- **JOB**
Beginning with the line that contains "What matplotlib code" and ending with the line that contains "import matplotlib.pyplot as plt", reproduce each line exactly; include both and add nothing.

>> Start INPUT

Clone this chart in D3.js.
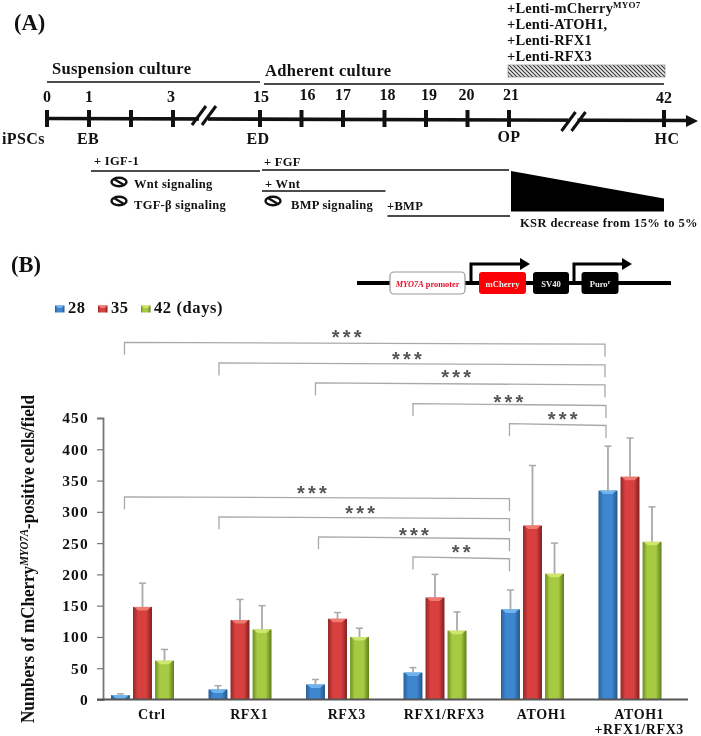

>> End INPUT
>> Start INPUT

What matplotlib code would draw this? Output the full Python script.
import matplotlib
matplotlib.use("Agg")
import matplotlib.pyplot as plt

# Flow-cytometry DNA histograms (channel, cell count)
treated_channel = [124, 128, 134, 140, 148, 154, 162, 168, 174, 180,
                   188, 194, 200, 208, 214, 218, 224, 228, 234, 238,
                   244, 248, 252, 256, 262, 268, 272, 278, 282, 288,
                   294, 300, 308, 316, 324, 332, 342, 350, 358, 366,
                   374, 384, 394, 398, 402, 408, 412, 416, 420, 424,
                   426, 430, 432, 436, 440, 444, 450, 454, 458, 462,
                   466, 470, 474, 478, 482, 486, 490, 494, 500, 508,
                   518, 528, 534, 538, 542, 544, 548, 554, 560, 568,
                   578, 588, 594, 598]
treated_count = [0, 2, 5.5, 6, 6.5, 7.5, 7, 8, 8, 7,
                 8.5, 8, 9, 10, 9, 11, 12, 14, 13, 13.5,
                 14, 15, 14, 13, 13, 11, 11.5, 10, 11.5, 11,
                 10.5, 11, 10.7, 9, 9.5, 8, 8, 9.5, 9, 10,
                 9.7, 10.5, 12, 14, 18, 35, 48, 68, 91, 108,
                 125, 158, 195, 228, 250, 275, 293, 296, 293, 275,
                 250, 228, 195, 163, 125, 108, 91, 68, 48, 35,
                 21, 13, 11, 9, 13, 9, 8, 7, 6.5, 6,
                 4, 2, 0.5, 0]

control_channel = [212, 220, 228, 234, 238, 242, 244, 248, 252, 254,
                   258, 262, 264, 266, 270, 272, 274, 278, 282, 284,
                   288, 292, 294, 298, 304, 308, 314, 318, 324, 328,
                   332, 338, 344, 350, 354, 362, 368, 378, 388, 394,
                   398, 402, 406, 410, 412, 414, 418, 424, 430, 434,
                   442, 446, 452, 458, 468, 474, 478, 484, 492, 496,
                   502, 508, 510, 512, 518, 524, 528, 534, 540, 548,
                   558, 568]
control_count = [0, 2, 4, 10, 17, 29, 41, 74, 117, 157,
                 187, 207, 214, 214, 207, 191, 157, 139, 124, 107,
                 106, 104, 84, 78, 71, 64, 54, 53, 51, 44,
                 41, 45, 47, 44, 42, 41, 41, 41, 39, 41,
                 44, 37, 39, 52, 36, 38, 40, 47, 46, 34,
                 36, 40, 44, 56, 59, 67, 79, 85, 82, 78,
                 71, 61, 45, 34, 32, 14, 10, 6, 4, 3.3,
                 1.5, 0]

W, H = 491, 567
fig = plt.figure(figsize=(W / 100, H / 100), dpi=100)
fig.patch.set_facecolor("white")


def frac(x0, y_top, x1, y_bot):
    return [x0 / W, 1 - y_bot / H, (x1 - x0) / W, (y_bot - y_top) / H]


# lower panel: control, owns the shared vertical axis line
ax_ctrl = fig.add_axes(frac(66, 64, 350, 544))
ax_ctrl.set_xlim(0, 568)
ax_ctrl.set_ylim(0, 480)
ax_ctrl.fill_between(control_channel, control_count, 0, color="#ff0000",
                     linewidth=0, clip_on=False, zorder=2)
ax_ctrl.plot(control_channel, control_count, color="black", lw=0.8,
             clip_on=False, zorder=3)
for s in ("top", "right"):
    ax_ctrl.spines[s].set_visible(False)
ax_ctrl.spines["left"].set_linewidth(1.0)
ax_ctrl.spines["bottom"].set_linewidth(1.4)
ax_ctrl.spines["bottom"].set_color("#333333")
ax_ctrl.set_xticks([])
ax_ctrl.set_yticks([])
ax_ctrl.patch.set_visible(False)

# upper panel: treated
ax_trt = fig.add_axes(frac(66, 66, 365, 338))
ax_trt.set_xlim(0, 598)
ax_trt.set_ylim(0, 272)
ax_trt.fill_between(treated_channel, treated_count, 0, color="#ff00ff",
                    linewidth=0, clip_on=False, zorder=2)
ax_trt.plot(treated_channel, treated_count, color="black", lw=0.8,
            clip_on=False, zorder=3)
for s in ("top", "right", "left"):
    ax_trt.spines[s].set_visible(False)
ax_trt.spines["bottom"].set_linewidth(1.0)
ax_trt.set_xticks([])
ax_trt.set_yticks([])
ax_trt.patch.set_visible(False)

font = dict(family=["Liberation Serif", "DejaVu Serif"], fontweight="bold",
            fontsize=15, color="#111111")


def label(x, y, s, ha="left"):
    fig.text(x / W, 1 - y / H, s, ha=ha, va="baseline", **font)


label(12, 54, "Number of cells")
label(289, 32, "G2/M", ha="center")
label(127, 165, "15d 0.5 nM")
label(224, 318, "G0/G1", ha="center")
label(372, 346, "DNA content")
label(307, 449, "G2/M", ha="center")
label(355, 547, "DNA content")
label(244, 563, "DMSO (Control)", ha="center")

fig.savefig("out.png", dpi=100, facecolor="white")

>> End INPUT

- **SOLUTION TO THIS PROBLEM**
What matplotlib code would draw this? Output the full Python script.
import matplotlib
matplotlib.use("Agg")
import matplotlib.pyplot as plt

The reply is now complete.